The 1984 dance film Breakin’ 2 – Electric Boogaloo turned out to be a turkey and its subtitle has become a byword for iffy sequels. It is easy to see how these things come about. A fad such as breakdancing wasn’t going to be around for ever, so proposing to squeeze one final round of box office takings from the craze must have seemed a good idea at the pitch meeting.
Radical egalitarianism will not be around for ever either. And Richard Wilkinson and Kate Pickett’s 2009 book The Spirit Level, claiming an association between inequality and a range of social ills, sold more than 150,000 copies in English. No wonder the publishers wanted a follow-up. Its Electric Boogaloo is actually entitled The Inner Level and is out now. This time the authors claim that “more equal societies reduce stress, restore sanity and improve everyone’s wellbeing”.
Might such arguments encourage those who want to take a more vigorous approach to income redistribution? If, while expropriating some investment banker at gunpoint, you can convince yourself that not only are you meeting the utilitarian test of securing the greatest good for the greatest number, but you are also doing your individual victim himself a favour by improving his mental state, then perhaps you will have fewer moral qualms about your actions.
Wilkinson and Pickett’s earlier book had argued that the rich too would benefit from redistribution, but the gains there were of a tangible, economic kind rather than the fluffy, psychological sort such as “wellbeing”.
Luckily I came rather late to The Spirit Level, and by the time I read it there were a number of cribs to read alongside it. The most useful were Beware False Prophets by Peter Saunders and Natalie Evans, and Christopher Snowdon’s The Spirit Level Delusion – Fact-checking the Left’s New Theory of Everything.

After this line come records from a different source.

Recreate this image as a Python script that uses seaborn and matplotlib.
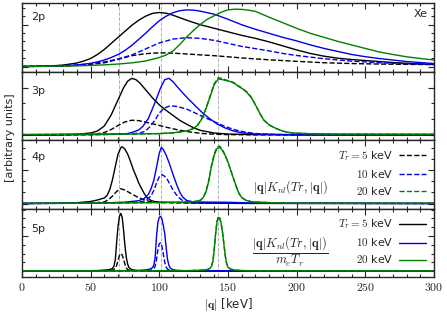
import numpy as np
import matplotlib
matplotlib.use("Agg")
import matplotlib.pyplot as plt
from matplotlib.lines import Line2D
from matplotlib.ticker import MultipleLocator, FuncFormatter
import seaborn as sns

# --- data (arbitrary units, baseline = 0) ---

# 2p
q_2p_k5 = [0, 10, 20, 30, 40, 45, 50, 55, 60, 65, 70, 75, 80, 85, 90, 95, 100, 105, 110, 120, 130, 140,
           150, 160, 170, 180, 190, 200, 210, 220, 230, 240, 250, 260, 270, 280, 290, 300]
y_2p_k5 = [0.1, 0.2, 0.5, 1.5, 3.5, 5.5, 8, 12, 17, 23, 29, 35, 41, 46, 50, 52.8, 53.7, 53, 51, 46, 41.5, 38,
           34.5, 31, 28, 24.5, 20.5, 16.5, 13, 10.3, 8.3, 7, 6, 5, 4, 3.3, 2.6, 2]
q_2p_k10 = [0, 10, 20, 30, 40, 50, 55, 60, 65, 70, 75, 80, 85, 90, 95, 100, 105, 110, 115, 120, 125, 130, 140,
            150, 160, 170, 180, 190, 200, 210, 220, 230, 240, 250, 260, 270, 280, 290, 300]
y_2p_k10 = [0.1, 0.2, 0.3, 0.6, 1.5, 3.2, 4.7, 6.5, 9, 12, 16, 21, 27, 33, 39.5, 45.5, 50, 53.5, 55.5, 56.3, 56, 55, 52,
            47, 41.5, 37, 33, 29, 25.5, 21.5, 18, 15, 12, 9.8, 8, 6.5, 5, 4, 3]
q_2p_k20 = [0, 20, 40, 50, 60, 70, 80, 90, 100, 105, 110, 115, 120, 125, 130, 135, 140, 145, 150, 155, 160, 165,
            170, 180, 190, 200, 210, 220, 230, 240, 250, 260, 270, 280, 290, 300]
y_2p_k20 = [0.1, 0.3, 0.7, 1.1, 1.7, 2.5, 3.7, 5.5, 9, 11.5, 15.5, 22, 29.5, 36, 42, 47, 50.5, 54, 56.3, 57, 56.8, 56,
            54.8, 49, 43.5, 38, 33, 29, 25, 21.5, 18, 14.5, 12, 9.7, 8, 6.5]
q_2p_m5 = [0, 20, 30, 40, 50, 60, 70, 80, 90, 100, 110, 120, 130, 140, 150, 160, 170, 180, 200, 220, 240, 260, 280, 300]
y_2p_m5 = [0.1, 0.3, 0.6, 1.2, 2.2, 3.7, 7.2, 10.8, 12.8, 13.7, 13.3, 12.5, 11.6, 10.8, 9.7, 8.6, 7.6, 6.7, 5.2, 3.8,
           3, 2.5, 2.2, 2]
q_2p_m10 = [0, 20, 30, 40, 50, 60, 70, 80, 90, 100, 110, 120, 130, 140, 150, 160, 170, 180, 190, 200, 220, 240, 260,
            280, 300]
y_2p_m10 = [0.1, 0.4, 0.8, 1.5, 2.8, 4.6, 7.5, 11.5, 17.5, 23.5, 27.3, 28.7, 28, 26, 23, 20, 17.8, 15.5, 13, 11, 7.8,
            5.4, 3.8, 2.8, 2.3]

# 3p
q_3p_k5 = [0, 20, 40, 50, 55, 60, 65, 68, 71, 74, 77, 80, 83, 86, 90, 95, 100, 105, 110, 115, 120, 125, 130, 140,
           150, 170, 200, 300]
y_3p_k5 = [0, 0.2, 0.8, 2, 4, 9, 20, 29, 38, 47, 53.5, 56.3, 55, 51.5, 45, 37, 30, 24.5, 19.5, 14.5, 10.7, 7.2, 4.6,
           2, 1, 0.4, 0.2, 0.1]
q_3p_m5 = [0, 30, 45, 55, 60, 65, 70, 75, 80, 85, 90, 95, 100, 105, 110, 115, 120, 130, 140, 150, 170, 300]
y_3p_m5 = [0, 0.2, 0.6, 1.2, 2.5, 5.5, 9.5, 13, 14.7, 14.3, 12.8, 11.2, 9.5, 7.8, 6.2, 4.7, 3.5, 1.7, 0.8, 0.4, 0.2,
           0.1]
q_3p_k10 = [0, 40, 60, 70, 76, 80, 85, 88, 92, 95, 98, 101, 104, 107, 110, 113, 117, 122, 127, 132, 137, 142, 148,
            154, 160, 170, 200, 300]
y_3p_k10 = [0, 0.3, 0.6, 0.9, 1.3, 2.5, 5, 8.5, 16.3, 26, 36.3, 47, 55, 56.3, 53, 48, 42, 34.7, 28, 21.3, 16, 11, 7,
            4, 2.2, 1, 0.3, 0.1]
q_3p_m10 = [0, 50, 70, 80, 86, 90, 93, 97, 100, 104, 108, 112, 116, 120, 126, 132, 138, 144, 150, 156, 162, 170, 185,
            300]
y_3p_m10 = [0, 0.3, 0.7, 1.2, 2, 4, 8, 15, 22, 27, 29, 28.5, 27.3, 25.7, 22, 18, 14.5, 10.7, 7.5, 4.8, 3, 1.5, 0.5,
            0.1]
q_3p_k20 = [0, 20, 40, 60, 80, 100, 110, 115, 120, 125, 128, 131, 134, 137, 140, 143, 146, 149, 152, 155, 158, 161,
            164, 167, 170, 173, 176, 180, 185, 190, 197, 210, 230, 260, 300]
y_3p_k20 = [0.5, 0.7, 0.8, 0.9, 1, 1.4, 2.2, 3, 4, 6.5, 10, 16, 26, 38, 50, 55.7, 55, 54, 53, 51, 48, 45.5, 42, 37,
            30, 22, 15, 10, 6.5, 3.8, 2, 1.3, 1, 0.9, 0.8]
y_3p_m20 = [0.5, 0.7, 0.8, 0.9, 1, 1.4, 2.2, 3, 4, 6.5, 10, 16.5, 26.5, 39, 51, 57, 56, 54.5, 53.5, 51.5, 48.5, 46,
            42.5, 37.5, 30, 22, 15, 10, 6.5, 3.8, 2, 1.3, 1, 0.9, 0.8]

# 4p
q_4p_k5 = [0, 30, 40, 50, 55, 60, 62, 64, 66, 68, 70, 72, 73, 75, 77, 79, 81, 83, 85, 87, 89, 91, 94, 97, 100, 110,
           120, 130, 140, 160, 300]
y_4p_k5 = [0, 0.3, 0.8, 2, 3.5, 5.5, 8, 14, 24, 37, 49, 55.5, 56.3, 54, 49, 42, 34, 27.5, 20.5, 15, 10, 6, 3, 1.8,
           1.4, 1.1, 0.9, 0.6, 0.3, 0.1, 0]
q_4p_m5 = [0, 40, 55, 60, 63, 66, 69, 72, 75, 78, 81, 84, 87, 90, 93, 97, 105, 120, 140, 300]
y_4p_m5 = [0, 0.3, 0.9, 1.6, 3.7, 7.5, 12, 14.7, 13.3, 11, 8.7, 6.5, 4.7, 3.2, 2, 1.2, 0.8, 0.5, 0.2, 0]
q_4p_k10 = [0, 40, 60, 75, 85, 89, 92, 94, 96, 98, 100, 101.5, 103, 105, 107, 109, 111, 113, 115, 117, 120, 125, 135,
            150, 165, 180, 300]
y_4p_k10 = [0, 0.2, 0.6, 1.3, 2.8, 5, 9, 14.5, 23, 36, 50, 55.7, 53.5, 48, 41, 33, 25, 17.5, 11, 6.5, 3, 1.6, 1.4,
            1.2, 0.6, 0.2, 0]
q_4p_m10 = [0, 60, 80, 88, 91, 94, 96, 98, 100, 102, 104, 106, 108, 110, 112, 114, 117, 121, 130, 300]
y_4p_m10 = [0, 0.3, 0.9, 2, 4, 7.5, 13, 20.5, 26.5, 28.7, 27, 23.5, 18.5, 13.5, 9.5, 6.2, 3, 1.3, 0.5, 0]
q_4p_k20 = [0, 60, 100, 115, 125, 130, 132, 134, 136, 138, 140, 142, 144, 146, 148, 150, 152, 154, 156, 158, 160,
            163, 167, 172, 178, 185, 195, 300]
y_4p_k20 = [0.2, 0.5, 0.9, 1.2, 1.8, 3.2, 6, 11.5, 22, 37, 48, 54.5, 55.7, 52.5, 47.5, 41, 33, 25, 17, 10, 6, 3.2,
            1.8, 1.4, 1, 0.6, 0.3, 0.2]
y_4p_m20 = [0.2, 0.5, 0.9, 1.2, 1.8, 3.2, 6, 12, 23, 38, 49.5, 56, 57, 53.5, 48, 41, 33, 25, 17, 10, 6, 3.2,
            1.8, 1.4, 1, 0.6, 0.3, 0.2]

# 5p
q_5p_k5 = [0, 40, 55, 62, 65, 66, 67, 68, 69, 70, 71, 72, 73, 74, 75, 76, 77, 78, 80, 83, 90, 100, 300]
y_5p_k5 = [0, 0.2, 0.6, 1.3, 2, 3, 5, 12, 30, 46, 56, 59, 55, 42, 26, 14, 7, 3.5, 1.5, 0.8, 0.3, 0.1, 0]
q_5p_m5 = [0, 60, 66, 68, 69, 70, 71, 72, 73, 74, 75, 76, 77, 79, 85, 300]
y_5p_m5 = [0, 0.3, 1, 3, 6, 11, 16, 18, 16.5, 12, 7, 3.5, 1.5, 0.6, 0.2, 0]
q_5p_k10 = [0, 60, 85, 90, 93, 95, 96, 97, 98, 99, 100, 101, 102, 103, 104, 105, 106, 107, 108, 110, 113, 120, 140,
            300]
y_5p_k10 = [0, 0.2, 0.6, 1.2, 2, 3.5, 6, 14, 36, 50, 55, 56, 53, 46, 38, 24, 12, 6, 3, 1.4, 0.8, 0.3, 0.1, 0]
q_5p_m10 = [0, 80, 94, 96, 97, 98, 99, 100, 101, 102, 103, 104, 105, 106, 108, 112, 300]
y_5p_m10 = [0, 0.2, 1, 2.5, 5, 12, 22, 28, 29, 25, 17, 9, 4, 2, 0.8, 0.3, 0]
q_5p_k20 = [0, 80, 120, 130, 135, 137, 138, 139, 140, 141, 142, 143, 144, 145, 146, 147, 148, 149, 150, 152, 155,
            160, 170, 300]
y_5p_k20 = [0.2, 0.3, 0.5, 0.9, 1.6, 3, 5, 10, 22, 38, 50, 55, 54, 49, 40, 28, 16, 8, 4, 2, 1.1, 0.6, 0.3, 0.2]
y_5p_m20 = [0.2, 0.3, 0.5, 0.9, 1.6, 3, 5, 10, 23, 39, 51, 56, 54.5, 49, 40, 28, 16, 8, 4, 2, 1.1, 0.6, 0.3, 0.2]

ref_lines = [71, 101, 143]
shells = ["2p", "3p", "4p", "5p"]
energy_labels = [r"$T_r = 5$ keV", r"$10$ keV", r"$20$ keV"]
colors = ["black", "#0000ee", "#008000"]

panels = [
    [(q_2p_k5, y_2p_k5, q_2p_m5, y_2p_m5), (q_2p_k10, y_2p_k10, q_2p_m10, y_2p_m10), (q_2p_k20, y_2p_k20, None, None)],
    [(q_3p_k5, y_3p_k5, q_3p_m5, y_3p_m5), (q_3p_k10, y_3p_k10, q_3p_m10, y_3p_m10), (q_3p_k20, y_3p_k20, q_3p_k20, y_3p_m20)],
    [(q_4p_k5, y_4p_k5, q_4p_m5, y_4p_m5), (q_4p_k10, y_4p_k10, q_4p_m10, y_4p_m10), (q_4p_k20, y_4p_k20, q_4p_k20, y_4p_m20)],
    [(q_5p_k5, y_5p_k5, q_5p_m5, y_5p_m5), (q_5p_k10, y_5p_k10, q_5p_m10, y_5p_m10), (q_5p_k20, y_5p_k20, q_5p_k20, y_5p_m20)],
]

# y-axis extents / tick spacing per panel (arbitrary units)
ylims = [(-5, 63), (-5, 63), (-5, 63), (-6, 64)]
ymajor = [41.5, 47, 33, 36]
yminor = [8.3, 15.7, 11, 9]
label_y = [0.80, 0.72, 0.76, 0.70]

sns.set_style("ticks")
plt.rcParams["font.family"] = ["DejaVu Sans"]
plt.rcParams["mathtext.fontset"] = "cm"

fig, axes = plt.subplots(4, 1, figsize=(4.47, 3.13), dpi=100, sharex=True)
plt.subplots_adjust(left=0.049, right=0.971, top=0.99, bottom=0.115, hspace=0)

for i, ax in enumerate(axes):
    for q0 in ref_lines:
        ax.axvline(q0, color="#b0b0b0", ls="--", lw=0.7, zorder=0)
    for (qk, yk, qm, ym), c in zip(panels[i], colors):
        if qm is not None:
            sns.lineplot(x=qm, y=ym, ax=ax, color=c, lw=1.0, linestyle="--")
        sns.lineplot(x=qk, y=yk, ax=ax, color=c, lw=1.0)
    ax.set_xlim(0, 300)
    ax.set_ylim(*ylims[i])
    ax.yaxis.set_major_locator(MultipleLocator(ymajor[i]))
    ax.yaxis.set_minor_locator(MultipleLocator(yminor[i]))
    ax.set_yticklabels([])
    ax.xaxis.set_major_locator(MultipleLocator(50))
    ax.xaxis.set_minor_locator(MultipleLocator(10))
    ax.tick_params(which="both", direction="in", top=True, right=True, width=0.8)
    ax.tick_params(which="major", length=4)
    ax.tick_params(which="minor", length=2)
    for s in ax.spines.values():
        s.set_linewidth(1.0)
    ax.set_ylabel("")
    ax.text(0.022, label_y[i], shells[i], transform=ax.transAxes, fontsize=8, va="center", ha="left")

axes[0].text(0.985, 0.84, "Xe", transform=axes[0].transAxes, fontsize=8, va="center", ha="right")

# legends
dash_h = [Line2D([], [], color=c, ls="--", lw=1.0) for c in colors]
solid_h = [Line2D([], [], color=c, lw=1.0) for c in colors]
for ax, hs in [(axes[2], dash_h), (axes[3], solid_h)]:
    ax.legend(hs, energy_labels, loc="upper right", bbox_to_anchor=(0.985, 0.90), frameon=False,
              markerfirst=False, fontsize=8, handlelength=2.4, handletextpad=0.5,
              labelspacing=0.45, borderaxespad=0.0, borderpad=0.2)

axes[2].text(0.652, 0.31, r"$|\mathbf{q}|K_{nl}(Tr,|\mathbf{q}|)$", transform=axes[2].transAxes,
             fontsize=9, ha="center", va="center")
axes[3].text(0.652, 0.36, r"$\dfrac{|\mathbf{q}|K_{nl}(Tr,|\mathbf{q}|)}{m_e T_r}$", transform=axes[3].transAxes,
             fontsize=9, ha="center", va="center")

axes[3].xaxis.set_major_formatter(FuncFormatter(lambda v, p: f"${v:g}$"))
axes[3].tick_params(axis="x", labelsize=8.5, pad=3)
axes[3].set_xlabel(r"$|\mathbf{q}|$ [keV]", fontsize=8.5, labelpad=1)
fig.text(0.022, 0.56, "[arbitrary units]", rotation=90, fontsize=8, ha="center", va="center")

fig.savefig("out.png", dpi=100)
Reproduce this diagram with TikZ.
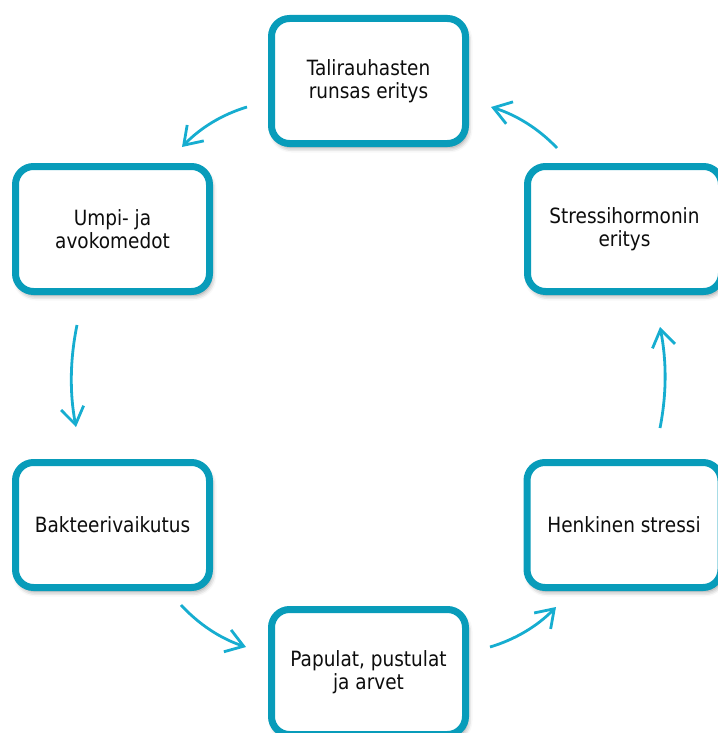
\documentclass[tikz,border=0pt]{standalone}
\usepackage{fontspec}
\setmainfont{DejaVu Sans}[FakeStretch=0.88]
\usetikzlibrary{arrows.meta,shadows.blur}
\definecolor{boxteal}{RGB}{8,156,186}
\definecolor{arrowcyan}{RGB}{22,173,208}
\tikzset{
  cyclebox/.style={draw=boxteal, line width=7pt, fill=white, rounded corners=18pt,
    minimum width=194pt, minimum height=125pt, inner sep=0pt, align=center,
    font=\fontsize{21}{23.5}\selectfont, text=black!95,
    blur shadow={shadow xshift=2pt, shadow yshift=-4pt, shadow blur radius=5pt, shadow opacity=45}},
  cyclearrow/.style={draw=arrowcyan, line width=2.8pt,
    -{Straight Barb[length=17pt,width=23pt,line width=2.8pt]}}
}
\begin{document}
\begin{tikzpicture}[x=1pt,y=-1pt]
\useasboundingbox (0,0) rectangle (717,733);
\node[cyclebox] (T)  at (368.5,81)  {Talirauhasten\\runsas eritys};
\node[cyclebox] (UL) at (112.5,229) {Umpi- ja\\avokomedot};
\node[cyclebox] (UR) at (624.5,229) {Stressihormonin\\eritys};
\node[cyclebox] (LL) at (112.5,525) {Bakteerivaikutus};
\node[cyclebox] (LR) at (624,525)   {Henkinen stressi};
\node[cyclebox] (B)  at (368.5,672) {Papulat, pustulat\\ja arvet};

\coordinate (a1s) at (247,107); \coordinate (a1e) at (182,147);
\coordinate (a2s) at (77,325);  \coordinate (a2e) at (76,427);
\coordinate (a3s) at (181,605); \coordinate (a3e) at (246,647);
\coordinate (a4s) at (490,647); \coordinate (a4e) at (556,607);
\coordinate (a5s) at (660,428); \coordinate (a5e) at (660,327);
\coordinate (a6s) at (557,148); \coordinate (a6e) at (491,107);

\draw[cyclearrow] (a1s) .. controls (221.8,114.6) and (200.2,128) .. (a1e);
\draw[cyclearrow] (a2s) .. controls (70,359) and (69.5,393) .. (a2e);
\draw[cyclearrow] (a3s) .. controls (199.1,624.6) and (220.7,638.6) .. (a3e);
\draw[cyclearrow] (a4s) .. controls (515.5,639.4) and (537.5,626) .. (a4e);
\draw[cyclearrow] (a5s) .. controls (666.7,394) and (666.7,361) .. (a5e);
\draw[cyclearrow] (a6s) .. controls (538.5,128.6) and (516.5,115) .. (a6e);
\end{tikzpicture}
\end{document}
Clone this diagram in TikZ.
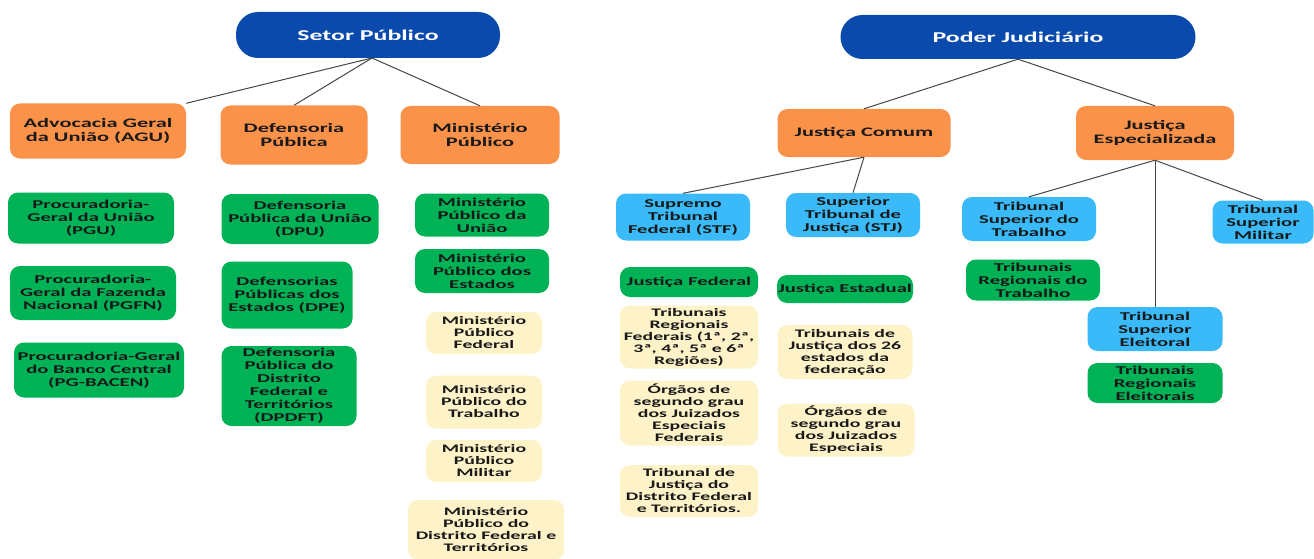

The Saunders and Evans critique is devastating. “Very little of Wilkinson and Pickett’s statistical evidence actually stands up,” they say. “Of 20 statistical claims examined, 14 are shown to be spurious or invalid … Contrary to their claims, income inequality does not explain international homicide rates, childhood conflict, women’s status, foreign aid donations, life expectancy, adult obesity, childhood obesity, literacy and numeracy, patents, or social mobility rates.”